Joe: I didn’t mean it to come across that way. But that just shows how weird the 80s were.
How did Vince cope after Razzle’s death?
Nikki: Vince changed that day. For us, it was kind of hard to grasp that somebody died in a car accident because Vince was drinking. We all drank and drove in the 80s. It’s just what we did. We got lit up at home, we jumped in the car, we went down to Hollywood, we drank more, we grabbed a bunch of chicks, we got kicked out of a bar at 2 am, we went to a party and then we got ourselves home. But when Razzle was killed, that was the first time we realized there was a consequence to this. And it wasn’t that you were gonna get in trouble – somebody died. Vince changed that day, and I don’t think he’s ever changed back. It’s something that’s embedded in his DNA. I haven’t had that experience, so I don’t know how to explain it – other than to say that I’ve seen a man change forever.

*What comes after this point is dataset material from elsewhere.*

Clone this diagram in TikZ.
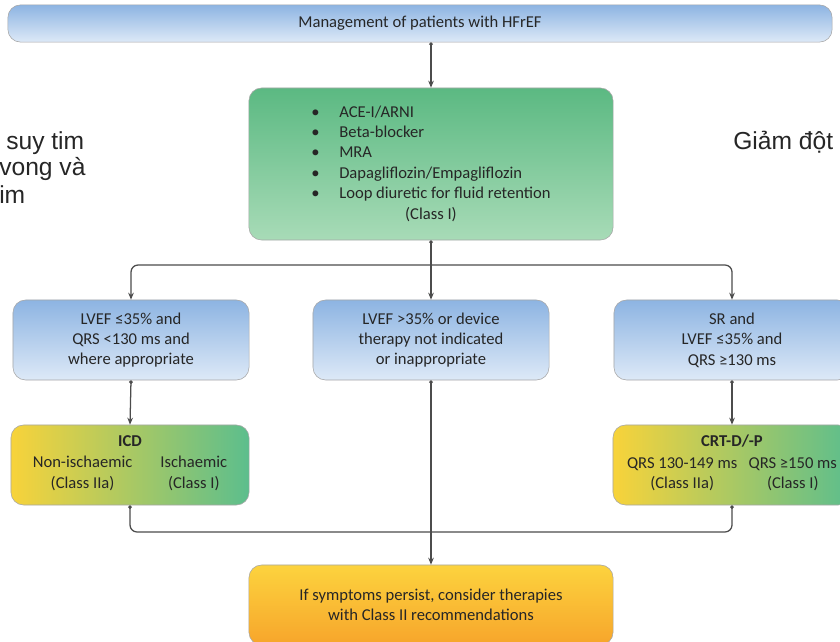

Mötley Crüe laid themselves bare in The Dirt. Why hasn’t there been a tell-all Def Leppard book?
Joe: I can’t speak for Nikki, but maybe for the Crüe it was a case of self-therapy to tell the world what happened, whereas we’re the English guys that don’t wash their laundry in public. In the 80s, both bands did a little bit of this and a little bit of that, but we were the ones that suffered death through it. Not many people knew that Steve [Clark, the guitarist who died in 1991] had the problem that he had until he actually passed away. And then it all came out. When we did our book in 1987 (Animal Instinct), we really focused on Rick’s recovery. We’ve never done a second book that covers Steve’s decline and eventual death and then us going through the whole grunge nightmare and coming out the other side with a big smile on our faces. We never thought that anybody would be interested in that story. I guess that’s why the Crüe did The Dirt and we didn’t.
Nikki: The stuff in that book, none of it actually happened. We’re just good liars.

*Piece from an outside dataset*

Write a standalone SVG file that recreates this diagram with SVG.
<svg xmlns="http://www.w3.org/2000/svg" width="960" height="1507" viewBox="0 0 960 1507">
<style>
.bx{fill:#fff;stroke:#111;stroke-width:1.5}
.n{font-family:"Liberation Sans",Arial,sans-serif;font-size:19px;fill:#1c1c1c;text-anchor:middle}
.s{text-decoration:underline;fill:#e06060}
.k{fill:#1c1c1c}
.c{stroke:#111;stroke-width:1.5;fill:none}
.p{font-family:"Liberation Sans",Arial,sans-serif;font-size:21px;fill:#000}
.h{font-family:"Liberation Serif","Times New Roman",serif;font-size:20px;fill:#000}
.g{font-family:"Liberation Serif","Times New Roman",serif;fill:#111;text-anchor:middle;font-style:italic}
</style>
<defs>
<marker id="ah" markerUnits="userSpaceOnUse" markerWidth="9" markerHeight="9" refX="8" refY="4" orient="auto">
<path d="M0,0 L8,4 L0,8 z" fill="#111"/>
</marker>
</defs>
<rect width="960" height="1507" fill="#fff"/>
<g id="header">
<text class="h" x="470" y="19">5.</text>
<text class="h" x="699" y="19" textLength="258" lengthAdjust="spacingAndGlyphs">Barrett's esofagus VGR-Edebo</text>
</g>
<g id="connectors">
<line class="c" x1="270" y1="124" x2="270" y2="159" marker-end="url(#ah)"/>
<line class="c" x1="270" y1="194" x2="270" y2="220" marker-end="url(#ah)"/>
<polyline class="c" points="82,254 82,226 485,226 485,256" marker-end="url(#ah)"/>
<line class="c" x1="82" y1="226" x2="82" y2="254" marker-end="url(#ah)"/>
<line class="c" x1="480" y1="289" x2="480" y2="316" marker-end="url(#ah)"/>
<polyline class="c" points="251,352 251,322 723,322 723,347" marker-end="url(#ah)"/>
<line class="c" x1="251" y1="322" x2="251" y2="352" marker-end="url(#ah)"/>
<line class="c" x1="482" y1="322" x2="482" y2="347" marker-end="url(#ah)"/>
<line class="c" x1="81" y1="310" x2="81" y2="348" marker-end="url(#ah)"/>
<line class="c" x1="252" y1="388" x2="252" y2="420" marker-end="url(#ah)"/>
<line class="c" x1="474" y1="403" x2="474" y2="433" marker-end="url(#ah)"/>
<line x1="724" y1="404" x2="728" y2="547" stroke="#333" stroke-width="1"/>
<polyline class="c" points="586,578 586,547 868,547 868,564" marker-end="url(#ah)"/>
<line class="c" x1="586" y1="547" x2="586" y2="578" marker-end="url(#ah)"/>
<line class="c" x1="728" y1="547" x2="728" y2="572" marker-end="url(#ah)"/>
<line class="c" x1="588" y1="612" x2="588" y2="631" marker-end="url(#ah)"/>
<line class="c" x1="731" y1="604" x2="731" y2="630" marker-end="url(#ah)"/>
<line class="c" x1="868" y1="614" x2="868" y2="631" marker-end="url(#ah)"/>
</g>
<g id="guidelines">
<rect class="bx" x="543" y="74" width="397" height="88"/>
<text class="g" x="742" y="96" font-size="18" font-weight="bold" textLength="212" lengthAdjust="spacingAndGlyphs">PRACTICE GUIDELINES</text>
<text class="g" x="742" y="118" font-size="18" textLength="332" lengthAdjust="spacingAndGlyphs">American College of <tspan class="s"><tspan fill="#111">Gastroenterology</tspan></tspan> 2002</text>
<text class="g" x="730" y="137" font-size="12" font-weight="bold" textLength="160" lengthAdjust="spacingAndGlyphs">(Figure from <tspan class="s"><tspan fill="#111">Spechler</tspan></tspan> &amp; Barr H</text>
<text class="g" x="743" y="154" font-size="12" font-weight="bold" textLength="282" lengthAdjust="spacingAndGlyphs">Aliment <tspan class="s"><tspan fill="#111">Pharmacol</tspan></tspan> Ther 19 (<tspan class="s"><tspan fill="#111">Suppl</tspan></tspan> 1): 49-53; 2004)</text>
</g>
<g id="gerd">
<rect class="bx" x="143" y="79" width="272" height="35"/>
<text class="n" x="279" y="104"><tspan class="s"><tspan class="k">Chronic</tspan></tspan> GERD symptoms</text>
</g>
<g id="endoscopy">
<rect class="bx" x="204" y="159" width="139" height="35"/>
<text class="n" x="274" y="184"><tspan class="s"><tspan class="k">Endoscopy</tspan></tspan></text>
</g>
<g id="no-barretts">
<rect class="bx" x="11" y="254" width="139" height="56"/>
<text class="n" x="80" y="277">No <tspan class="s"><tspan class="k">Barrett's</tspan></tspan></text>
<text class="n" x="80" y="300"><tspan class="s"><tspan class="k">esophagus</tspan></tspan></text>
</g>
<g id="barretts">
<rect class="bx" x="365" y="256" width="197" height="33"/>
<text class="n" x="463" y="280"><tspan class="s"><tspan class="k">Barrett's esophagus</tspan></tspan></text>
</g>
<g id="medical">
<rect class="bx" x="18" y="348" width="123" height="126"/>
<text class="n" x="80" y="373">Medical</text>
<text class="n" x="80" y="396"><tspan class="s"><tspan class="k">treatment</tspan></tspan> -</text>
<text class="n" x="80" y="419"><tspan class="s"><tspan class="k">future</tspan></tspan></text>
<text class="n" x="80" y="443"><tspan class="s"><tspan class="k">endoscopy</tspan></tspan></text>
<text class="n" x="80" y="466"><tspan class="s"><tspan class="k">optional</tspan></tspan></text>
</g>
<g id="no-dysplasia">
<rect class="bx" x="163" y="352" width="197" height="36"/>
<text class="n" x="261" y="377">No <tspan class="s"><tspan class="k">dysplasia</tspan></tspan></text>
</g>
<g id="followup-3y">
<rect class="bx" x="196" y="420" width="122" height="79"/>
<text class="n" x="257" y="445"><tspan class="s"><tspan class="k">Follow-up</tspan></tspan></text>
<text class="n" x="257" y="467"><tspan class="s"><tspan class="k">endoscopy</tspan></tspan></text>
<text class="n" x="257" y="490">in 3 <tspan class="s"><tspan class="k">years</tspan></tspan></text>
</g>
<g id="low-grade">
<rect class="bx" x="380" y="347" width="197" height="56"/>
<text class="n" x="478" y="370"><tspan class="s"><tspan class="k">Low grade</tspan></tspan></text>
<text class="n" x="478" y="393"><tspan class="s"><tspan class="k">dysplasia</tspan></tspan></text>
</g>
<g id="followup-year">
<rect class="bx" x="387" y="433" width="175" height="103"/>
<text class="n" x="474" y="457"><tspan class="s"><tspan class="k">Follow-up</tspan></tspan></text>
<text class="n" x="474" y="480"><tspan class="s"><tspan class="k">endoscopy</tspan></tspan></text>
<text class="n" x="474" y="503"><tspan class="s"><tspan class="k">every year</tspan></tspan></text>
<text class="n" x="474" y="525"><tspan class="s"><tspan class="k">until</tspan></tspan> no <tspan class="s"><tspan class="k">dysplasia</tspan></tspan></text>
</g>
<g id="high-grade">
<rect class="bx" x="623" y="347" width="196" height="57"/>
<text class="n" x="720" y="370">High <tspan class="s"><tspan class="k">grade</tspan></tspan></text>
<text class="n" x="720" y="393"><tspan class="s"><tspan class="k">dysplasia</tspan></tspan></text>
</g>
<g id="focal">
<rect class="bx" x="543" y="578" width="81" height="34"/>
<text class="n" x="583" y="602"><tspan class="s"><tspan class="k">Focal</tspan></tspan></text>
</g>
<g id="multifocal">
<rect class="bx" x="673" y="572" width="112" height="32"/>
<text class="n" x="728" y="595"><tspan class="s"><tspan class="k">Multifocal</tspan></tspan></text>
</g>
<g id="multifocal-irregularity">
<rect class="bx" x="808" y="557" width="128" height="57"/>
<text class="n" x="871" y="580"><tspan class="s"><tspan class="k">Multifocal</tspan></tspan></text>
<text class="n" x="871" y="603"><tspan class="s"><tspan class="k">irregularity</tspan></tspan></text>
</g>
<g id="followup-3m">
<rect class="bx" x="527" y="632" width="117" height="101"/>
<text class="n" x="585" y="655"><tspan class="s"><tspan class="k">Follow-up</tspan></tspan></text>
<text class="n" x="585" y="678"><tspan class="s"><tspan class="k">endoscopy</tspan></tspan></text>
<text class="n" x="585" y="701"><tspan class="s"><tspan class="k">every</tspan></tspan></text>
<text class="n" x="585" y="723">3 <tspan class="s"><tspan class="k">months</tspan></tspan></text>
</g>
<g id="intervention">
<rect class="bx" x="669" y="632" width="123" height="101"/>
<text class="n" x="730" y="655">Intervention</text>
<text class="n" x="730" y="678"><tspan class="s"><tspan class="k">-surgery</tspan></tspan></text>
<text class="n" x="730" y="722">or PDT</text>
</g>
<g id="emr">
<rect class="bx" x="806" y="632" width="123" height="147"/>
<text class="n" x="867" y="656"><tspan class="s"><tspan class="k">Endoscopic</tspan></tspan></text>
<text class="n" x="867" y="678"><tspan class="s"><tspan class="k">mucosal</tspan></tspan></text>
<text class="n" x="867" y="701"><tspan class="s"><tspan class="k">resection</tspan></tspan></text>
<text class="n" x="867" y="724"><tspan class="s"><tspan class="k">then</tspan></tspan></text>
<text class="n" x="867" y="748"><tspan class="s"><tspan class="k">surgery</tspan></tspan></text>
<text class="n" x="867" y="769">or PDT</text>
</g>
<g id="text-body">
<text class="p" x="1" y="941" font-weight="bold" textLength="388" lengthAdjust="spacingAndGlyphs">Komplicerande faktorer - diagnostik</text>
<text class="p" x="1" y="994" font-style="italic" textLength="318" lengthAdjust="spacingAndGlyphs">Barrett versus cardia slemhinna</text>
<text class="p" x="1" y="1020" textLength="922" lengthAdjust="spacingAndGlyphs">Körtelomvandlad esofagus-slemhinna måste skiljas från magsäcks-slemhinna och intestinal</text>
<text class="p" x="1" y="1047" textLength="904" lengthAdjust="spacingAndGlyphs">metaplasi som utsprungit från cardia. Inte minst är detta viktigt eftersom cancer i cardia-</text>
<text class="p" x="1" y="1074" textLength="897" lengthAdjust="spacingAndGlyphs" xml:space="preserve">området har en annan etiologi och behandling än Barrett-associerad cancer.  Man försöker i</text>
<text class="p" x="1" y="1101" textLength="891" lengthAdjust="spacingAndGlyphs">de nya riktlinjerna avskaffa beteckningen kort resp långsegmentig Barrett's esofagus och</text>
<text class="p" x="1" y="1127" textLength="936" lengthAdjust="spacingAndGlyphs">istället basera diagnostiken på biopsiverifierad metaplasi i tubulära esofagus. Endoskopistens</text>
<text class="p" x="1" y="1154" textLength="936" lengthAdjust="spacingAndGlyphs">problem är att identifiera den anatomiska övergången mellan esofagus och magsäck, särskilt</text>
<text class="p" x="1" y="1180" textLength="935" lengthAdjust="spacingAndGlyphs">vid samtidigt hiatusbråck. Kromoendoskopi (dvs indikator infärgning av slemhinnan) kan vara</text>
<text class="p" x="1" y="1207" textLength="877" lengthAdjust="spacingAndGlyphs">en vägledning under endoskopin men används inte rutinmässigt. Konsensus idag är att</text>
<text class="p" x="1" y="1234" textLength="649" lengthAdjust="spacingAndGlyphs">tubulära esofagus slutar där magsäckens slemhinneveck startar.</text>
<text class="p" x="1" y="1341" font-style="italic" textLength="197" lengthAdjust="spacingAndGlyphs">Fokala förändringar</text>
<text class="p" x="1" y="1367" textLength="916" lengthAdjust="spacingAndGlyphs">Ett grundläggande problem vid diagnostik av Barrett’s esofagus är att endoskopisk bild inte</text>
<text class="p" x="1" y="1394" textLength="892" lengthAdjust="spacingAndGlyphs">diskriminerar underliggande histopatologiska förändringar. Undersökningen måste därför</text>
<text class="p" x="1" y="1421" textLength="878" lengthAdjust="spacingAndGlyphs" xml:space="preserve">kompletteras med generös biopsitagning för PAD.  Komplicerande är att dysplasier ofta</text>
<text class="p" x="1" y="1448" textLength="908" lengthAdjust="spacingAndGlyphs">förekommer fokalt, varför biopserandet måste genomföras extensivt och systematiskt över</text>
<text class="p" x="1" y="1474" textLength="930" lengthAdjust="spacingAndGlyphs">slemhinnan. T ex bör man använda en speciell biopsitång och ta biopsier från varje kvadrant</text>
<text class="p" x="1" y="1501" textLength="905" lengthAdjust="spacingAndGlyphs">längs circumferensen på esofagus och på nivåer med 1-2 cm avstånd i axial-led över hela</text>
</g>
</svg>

Joe: Ha ha ha, that’s good.
Nikki: I just figured we’ve got to do something exciting because it’s pretty boring out here in Los Angeles. So we made it all up.
Joe: I did like the Bullwinkle reference to Tommy’s old girlfriend. I thought that hilarious.

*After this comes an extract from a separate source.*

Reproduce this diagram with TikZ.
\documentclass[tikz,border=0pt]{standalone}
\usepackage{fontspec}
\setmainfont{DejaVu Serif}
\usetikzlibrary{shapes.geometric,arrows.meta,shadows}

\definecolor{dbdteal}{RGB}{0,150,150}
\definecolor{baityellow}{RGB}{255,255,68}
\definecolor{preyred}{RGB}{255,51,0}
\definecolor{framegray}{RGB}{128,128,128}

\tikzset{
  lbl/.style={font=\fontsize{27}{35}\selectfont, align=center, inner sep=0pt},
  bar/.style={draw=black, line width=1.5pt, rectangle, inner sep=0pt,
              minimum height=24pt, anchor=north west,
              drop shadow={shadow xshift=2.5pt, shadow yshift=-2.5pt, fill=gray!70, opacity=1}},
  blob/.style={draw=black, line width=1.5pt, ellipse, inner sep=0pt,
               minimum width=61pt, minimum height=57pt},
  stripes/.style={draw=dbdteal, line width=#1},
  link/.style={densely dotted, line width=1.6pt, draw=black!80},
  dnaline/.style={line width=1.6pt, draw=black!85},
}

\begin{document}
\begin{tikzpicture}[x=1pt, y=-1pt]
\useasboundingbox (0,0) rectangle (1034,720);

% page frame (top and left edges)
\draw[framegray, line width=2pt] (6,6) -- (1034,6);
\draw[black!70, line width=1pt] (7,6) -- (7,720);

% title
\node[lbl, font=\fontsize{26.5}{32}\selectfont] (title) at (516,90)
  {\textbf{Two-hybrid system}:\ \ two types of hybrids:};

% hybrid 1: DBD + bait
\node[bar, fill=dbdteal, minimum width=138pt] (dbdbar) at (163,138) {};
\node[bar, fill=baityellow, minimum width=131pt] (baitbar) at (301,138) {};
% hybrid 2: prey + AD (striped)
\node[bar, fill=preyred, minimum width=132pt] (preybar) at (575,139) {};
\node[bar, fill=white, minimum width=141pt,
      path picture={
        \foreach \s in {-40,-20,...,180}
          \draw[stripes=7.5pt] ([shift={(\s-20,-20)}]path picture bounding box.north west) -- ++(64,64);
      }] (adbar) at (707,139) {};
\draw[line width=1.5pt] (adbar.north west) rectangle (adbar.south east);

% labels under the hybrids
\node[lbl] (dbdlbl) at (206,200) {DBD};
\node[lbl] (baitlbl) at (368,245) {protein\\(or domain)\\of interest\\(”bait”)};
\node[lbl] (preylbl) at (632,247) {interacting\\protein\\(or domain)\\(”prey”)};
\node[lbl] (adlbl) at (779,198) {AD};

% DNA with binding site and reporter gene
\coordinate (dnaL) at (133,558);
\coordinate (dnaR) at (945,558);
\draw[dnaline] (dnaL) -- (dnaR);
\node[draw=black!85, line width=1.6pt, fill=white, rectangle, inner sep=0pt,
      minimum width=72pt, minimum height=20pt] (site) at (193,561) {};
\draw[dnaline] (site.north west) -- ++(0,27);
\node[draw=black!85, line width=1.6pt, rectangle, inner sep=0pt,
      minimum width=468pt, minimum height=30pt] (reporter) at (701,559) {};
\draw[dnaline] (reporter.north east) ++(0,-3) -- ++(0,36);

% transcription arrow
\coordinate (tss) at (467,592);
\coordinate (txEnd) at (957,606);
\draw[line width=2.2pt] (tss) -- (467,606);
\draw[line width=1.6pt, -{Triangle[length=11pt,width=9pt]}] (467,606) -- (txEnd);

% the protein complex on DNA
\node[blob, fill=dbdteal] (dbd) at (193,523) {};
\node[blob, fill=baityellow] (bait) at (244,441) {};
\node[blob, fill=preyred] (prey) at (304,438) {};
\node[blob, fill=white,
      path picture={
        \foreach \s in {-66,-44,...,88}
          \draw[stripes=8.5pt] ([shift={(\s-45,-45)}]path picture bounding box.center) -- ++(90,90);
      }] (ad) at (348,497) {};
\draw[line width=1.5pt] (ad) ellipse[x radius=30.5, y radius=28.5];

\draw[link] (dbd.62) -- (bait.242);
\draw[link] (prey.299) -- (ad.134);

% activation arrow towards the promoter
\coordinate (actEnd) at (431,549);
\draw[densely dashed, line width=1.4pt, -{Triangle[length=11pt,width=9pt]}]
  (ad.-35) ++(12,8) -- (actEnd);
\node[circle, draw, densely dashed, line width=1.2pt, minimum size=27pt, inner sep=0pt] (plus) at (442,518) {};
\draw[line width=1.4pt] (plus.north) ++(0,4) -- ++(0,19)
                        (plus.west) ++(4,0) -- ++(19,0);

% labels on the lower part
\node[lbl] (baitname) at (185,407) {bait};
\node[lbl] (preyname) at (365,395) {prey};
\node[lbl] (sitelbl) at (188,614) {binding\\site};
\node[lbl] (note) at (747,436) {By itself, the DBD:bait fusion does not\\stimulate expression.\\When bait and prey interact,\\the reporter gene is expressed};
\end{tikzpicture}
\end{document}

Nikki: Well that was the only true part of the book. She was definitely a large lady.
What has made Def Leppard and Mötley Crüe so successful?
Nikki: With Def Leppard it’s simple. It’s one word – songs. Nothing else matters. Those songs have great hooks, and that’s it. One thing that Joe and I have 100 percent in common is the music we grew up with – and make no doubt about it, that music was the best.
Every song was a benchmark. If we wanted to be great songwriters and great musicians, we had to live up to David Bowie, we had to live up to the Rolling Stones and Slade and The Sweet. The bar was set f*cking high for us.
Joe: I’m glad Nikki said that, because for us, there was nothing else but the songs. And I’ve got to say, with the Crüe there are some stellar songs there. But also, they visualized their songs better than we ever did. Their videos just kicked a*s. I mean, I loved Bowie, but he was from outer space and we weren’t. We were from Sheffield. We grew up watching Bowie and Bolan covered in glitter, and the Crüe took that image to the next level. We didn’t have the b*lls to do that.